Wash the outside of the egg and then use a large needle, a kitchen skewer or a knitting needle (my tool of choice) to put the holes into the opposite top and bottom ends. Rubbing your nail a few times over the point you’ll be going in through is supposed to help make that easier. Obviously you need to take some care as you don’t want to break the egg or crack the shell, but equally you really do have to give it some welly because eggs were brilliantly designed to keep out predatory animals and knitting needles. Once you are in, wiggle the needle/skewer around a bit to just make the hole a little bigger. Then do the other hole at the top of the egg. It might be an idea to prod into the egg with the needle/skewer to break the yolk up more.

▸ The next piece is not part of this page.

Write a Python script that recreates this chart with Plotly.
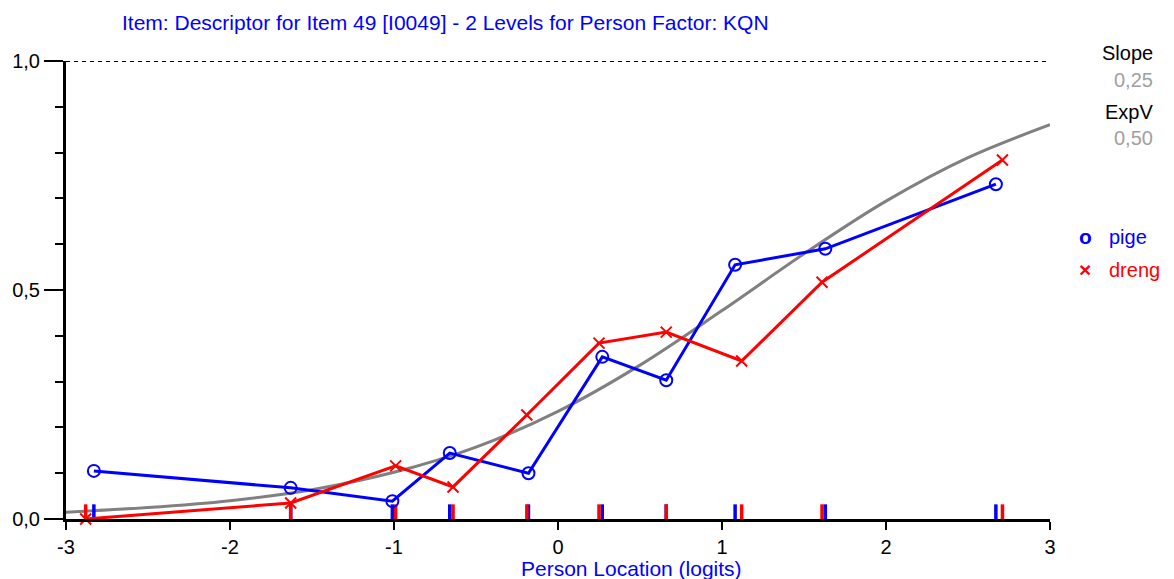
import plotly.graph_objects as go

# ---- data ----
pige_x = [-2.83, -1.63, -1.01, -0.66, -0.18, 0.27, 0.66, 1.08, 1.63, 2.67]
pige_y = [0.105, 0.068, 0.039, 0.144, 0.100, 0.354, 0.303, 0.555, 0.590, 0.731]

dreng_x = [-2.88, -1.63, -0.99, -0.64, -0.19, 0.25, 0.66, 1.12, 1.61, 2.71]
dreng_y = [0.000, 0.035, 0.116, 0.070, 0.227, 0.384, 0.408, 0.345, 0.517, 0.784]

icc_x = [-3.0, -2.5, -2.0, -1.5, -1.0, -0.5, 0.0, 0.5, 1.0, 1.5, 2.0, 2.5, 3.0]
icc_y = [0.015, 0.025, 0.040, 0.064, 0.102, 0.157, 0.235, 0.336, 0.455, 0.579, 0.694, 0.789, 0.861]

x_ticks = [-3, -2, -1, 0, 1, 2, 3]
x_ticklabels = ["-3", "-2", "-1", "0", "1", "2", "3"]
y_ticks = [0.0, 0.5, 1.0]
y_ticklabels = ["0,0", "0,5", "1,0"]

title_text = "Item: Descriptor for Item 49 [I0049] - 2 Levels for Person Factor: KQN"
xaxis_title = "Person Location (logits)"
slope_value = "0,25"
expv_value = "0,50"

BLUE = "#0000FF"
RED = "#FF0000"
GREY = "#808080"
FONT = "Liberation Sans"
FS = 20
RUG_H = 0.032

fig = go.Figure()

# ICC grey curve
fig.add_trace(go.Scatter(x=icc_x, y=icc_y, mode="lines", line=dict(color=GREY, width=3, shape="spline"),
                         hoverinfo="skip", showlegend=False))

# rug marks
def rug(xs, color):
    rx, ry = [], []
    for v in xs:
        rx += [v, v, None]
        ry += [0, RUG_H, None]
    return go.Scatter(x=rx, y=ry, mode="lines", line=dict(color=color, width=3.5),
                      hoverinfo="skip", showlegend=False, cliponaxis=False)

fig.add_trace(rug(pige_x, BLUE))
fig.add_trace(rug(dreng_x, RED))

fig.add_trace(go.Scatter(x=pige_x, y=pige_y, mode="lines+markers", name="pige",
                         line=dict(color=BLUE, width=3),
                         marker=dict(symbol="circle-open", size=12, color=BLUE, line=dict(width=2)),
                         showlegend=False, cliponaxis=False))
fig.add_trace(go.Scatter(x=dreng_x, y=dreng_y, mode="lines+markers", name="dreng",
                         line=dict(color=RED, width=3),
                         marker=dict(symbol="x-thin", size=11, color=RED, line=dict(width=2, color=RED)),
                         showlegend=False, cliponaxis=False))

# dotted line at 1.0
fig.add_shape(type="line", xref="x", yref="y", x0=-3, x1=3, y0=1, y1=1,
              line=dict(color="black", width=2, dash="4px,4px"))

def a(text, x, y, color, anchor="center", size=FS):
    return dict(text=text, x=x, y=y, xref="paper", yref="paper", xanchor=anchor, yanchor="middle",
                showarrow=False, font=dict(color=color, size=size, family=FONT))

ann = [
    a(title_text, 0.386, 1.085, BLUE, size=21),
    a(xaxis_title, 0.575, -0.107, BLUE, size=21),
    a("Slope", 1.107, 1.017, "black", "right"),
    a(slope_value, 1.107, 0.958, "#A0A0A0", "right"),
    a("ExpV", 1.107, 0.889, "black", "right"),
    a(expv_value, 1.107, 0.832, "#A0A0A0", "right"),
    a("<b>o</b>", 1.036, 0.616, BLUE, size=21),
    a("pige", 1.058, 0.616, BLUE, "left"),
    a("<b>×</b>", 1.036, 0.544, RED, size=21),
    a("dreng", 1.058, 0.544, RED, "left"),
]

fig.update_layout(
    width=1166, height=571,
    margin=dict(l=58, r=124, t=53, b=60, autoexpand=False),
    paper_bgcolor="white", plot_bgcolor="white",
    font=dict(family=FONT, size=FS, color="black"),
    annotations=ann,
    xaxis=dict(range=[-3, 3], tickvals=x_ticks, ticktext=x_ticklabels, showgrid=False, zeroline=False,
               automargin=False,
               showline=True, linecolor="black", linewidth=3, ticks="outside", ticklen=8, tickwidth=2,
               tickcolor="black", tickfont=dict(size=FS, color="black")),
    yaxis=dict(range=[0, 1], tickvals=y_ticks, ticktext=y_ticklabels, showgrid=False, zeroline=False,
               automargin=False,
               showline=True, linecolor="black", linewidth=3, ticks="outside", ticklen=19, tickwidth=2,
               tickcolor="black", tickfont=dict(size=FS, color="black"), ticklabelstandoff=0,
               minor=dict(dtick=0.1, ticks="outside", ticklen=8, tickwidth=1.5, tickcolor="black", showgrid=False)),
)

fig.write_html("out.html")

With the egg over a bowl to catch the insides, blow hard into the hole at the pointy top of the egg. This is a great bit for kids to do – if nothing else they have more puff! You will start to see the egg come through the bottom. Keep going until you hear hollow air going through the shell as you blow.
Rinse the egg thoroughly inside and out. Go gingerly as the egg is now quite fragile. Dry, and your egg is ready to be decorated.
Paints, pens, glitter, sequins and ribbon are all great ways to unleash some family creativity. I found one reference to gluing on pressed flowers, which I think would be gorgeous. When the eggs look as beautiful as you want them to and have dried, they are ready to be displayed for Easter Sunday. Cotton thread, coloured string or fine ribbon can be threaded through the holes in the eggs to create an egg garland. Or more simply, pile them up prettily in a bowl or on a cake stand.